— Begin MATERIAL PROVIDED —
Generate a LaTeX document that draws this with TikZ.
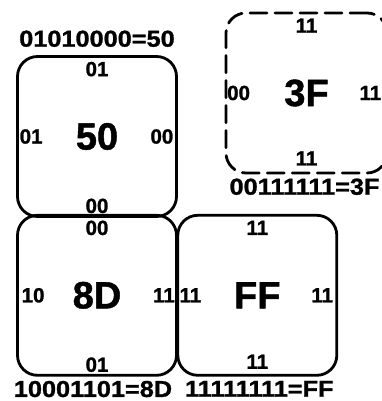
\documentclass[tikz,border=0pt]{standalone}
\usepackage{fontspec}
\setmainfont{Liberation Sans}
\newfontfamily\codefont{Liberation Sans}[FakeBold=1.2]
\newfontfamily\titlefont{Liberation Sans}[FakeBold=1.2,FakeStretch=1.1]
\usepackage{tikz}
\usetikzlibrary{positioning}

\tikzset{
  cell/.style={draw,line width=2.8pt,rounded corners=20pt,minimum width=159pt,minimum height=160pt,inner sep=0pt},
  lbl/.style={font=\fontsize{20.5}{20.5}\codefont\bfseries,inner sep=0pt},
  big/.style={font=\fontsize{38}{38}\codefont\bfseries,inner sep=0pt},
  celltitle/.style={font=\fontsize{23}{23}\titlefont\bfseries,inner sep=0pt}
}

\begin{document}
\begin{tikzpicture}[x=1pt,y=1pt,line cap=round,line join=round]
\path[use as bounding box] (0,0) rectangle (382,401);
\begin{scope}
\clip (0,0) rectangle (382,401);
% cells
\node[cell] (b50) at (97,264.5) {};
\node[cell,below=-4pt of b50] (b8D) {};
\node[cell,right=-1.5pt of b8D] (bFF) {};
\node[cell,dash pattern=on 17pt off 8pt,minimum width=161pt] (b3F) at (306.5,308) {};
\end{scope}
% values
\node[big] (v50) at (b50) {50};
\node[big] (v8D) at (b8D) {8D};
\node[big] (vFF) at (bFF) {FF};
\node[big] (v3F) at (b3F) {3F};
% edge codes
\node[lbl] (n50) at ([yshift=-14pt]b50.north) {01};
\node[lbl] (w50) at ([xshift=15pt]b50.west) {01};
\node[lbl] (e50) at ([xshift=-16pt]b50.east) {00};
\node[lbl] (s50) at ([yshift=12pt]b50.south) {00};
\node[lbl] (n8D) at ([yshift=-14pt]b8D.north) {00};
\node[lbl] (w8D) at ([xshift=17pt]b8D.west) {10};
\node[lbl] (e8D) at ([xshift=-14pt]b8D.east) {11};
\node[lbl] (s8D) at ([yshift=12pt]b8D.south) {01};
\node[lbl] (nFF) at ([yshift=-14pt]bFF.north) {11};
\node[lbl] (wFF) at ([xshift=14pt]bFF.west) {11};
\node[lbl] (eFF) at ([xshift=-16pt]bFF.east) {11};
\node[lbl] (sFF) at ([yshift=15pt]bFF.south) {11};
\node[lbl] (n3F) at ([yshift=-14pt]b3F.north) {11};
\node[lbl] (w3F) at ([xshift=14pt]b3F.west) {00};
\node[lbl] (e3F) at ([xshift=-18pt]b3F.east) {11};
\node[lbl] (s3F) at ([yshift=16pt]b3F.south) {11};
% captions
\node[celltitle,above=8pt of b50] (c50) {01010000=50};
\node[celltitle,below=4pt of b3F,xshift=-2pt] (c3F) {00111111=3F};
\node[celltitle,below=4pt of b8D,xshift=-4pt] (c8D) {10001101=8D};
\node[celltitle,below=4pt of bFF,xshift=2pt] (cFF) {11111111=FF};
\end{tikzpicture}
\end{document}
— End MATERIAL PROVIDED —
TO DO:
Please write out all of the material above without changing a word, and omit any pictures.

ANSWER TO THIS TASK:
Generate a LaTeX document that draws this with TikZ.
\documentclass[tikz,border=0pt]{standalone}
\usepackage{fontspec}
\setmainfont{Liberation Sans}
\newfontfamily\codefont{Liberation Sans}[FakeBold=1.2]
\newfontfamily\titlefont{Liberation Sans}[FakeBold=1.2,FakeStretch=1.1]
\usepackage{tikz}
\usetikzlibrary{positioning}

\tikzset{
  cell/.style={draw,line width=2.8pt,rounded corners=20pt,minimum width=159pt,minimum height=160pt,inner sep=0pt},
  lbl/.style={font=\fontsize{20.5}{20.5}\codefont\bfseries,inner sep=0pt},
  big/.style={font=\fontsize{38}{38}\codefont\bfseries,inner sep=0pt},
  celltitle/.style={font=\fontsize{23}{23}\titlefont\bfseries,inner sep=0pt}
}

\begin{document}
\begin{tikzpicture}[x=1pt,y=1pt,line cap=round,line join=round]
\path[use as bounding box] (0,0) rectangle (382,401);
\begin{scope}
\clip (0,0) rectangle (382,401);
% cells
\node[cell] (b50) at (97,264.5) {};
\node[cell,below=-4pt of b50] (b8D) {};
\node[cell,right=-1.5pt of b8D] (bFF) {};
\node[cell,dash pattern=on 17pt off 8pt,minimum width=161pt] (b3F) at (306.5,308) {};
\end{scope}
% values
\node[big] (v50) at (b50) {50};
\node[big] (v8D) at (b8D) {8D};
\node[big] (vFF) at (bFF) {FF};
\node[big] (v3F) at (b3F) {3F};
% edge codes
\node[lbl] (n50) at ([yshift=-14pt]b50.north) {01};
\node[lbl] (w50) at ([xshift=15pt]b50.west) {01};
\node[lbl] (e50) at ([xshift=-16pt]b50.east) {00};
\node[lbl] (s50) at ([yshift=12pt]b50.south) {00};
\node[lbl] (n8D) at ([yshift=-14pt]b8D.north) {00};
\node[lbl] (w8D) at ([xshift=17pt]b8D.west) {10};
\node[lbl] (e8D) at ([xshift=-14pt]b8D.east) {11};
\node[lbl] (s8D) at ([yshift=12pt]b8D.south) {01};
\node[lbl] (nFF) at ([yshift=-14pt]bFF.north) {11};
\node[lbl] (wFF) at ([xshift=14pt]bFF.west) {11};
\node[lbl] (eFF) at ([xshift=-16pt]bFF.east) {11};
\node[lbl] (sFF) at ([yshift=15pt]bFF.south) {11};
\node[lbl] (n3F) at ([yshift=-14pt]b3F.north) {11};
\node[lbl] (w3F) at ([xshift=14pt]b3F.west) {00};
\node[lbl] (e3F) at ([xshift=-18pt]b3F.east) {11};
\node[lbl] (s3F) at ([yshift=16pt]b3F.south) {11};
% captions
\node[celltitle,above=8pt of b50] (c50) {01010000=50};
\node[celltitle,below=4pt of b3F,xshift=-2pt] (c3F) {00111111=3F};
\node[celltitle,below=4pt of b8D,xshift=-4pt] (c8D) {10001101=8D};
\node[celltitle,below=4pt of bFF,xshift=2pt] (cFF) {11111111=FF};
\end{tikzpicture}
\end{document}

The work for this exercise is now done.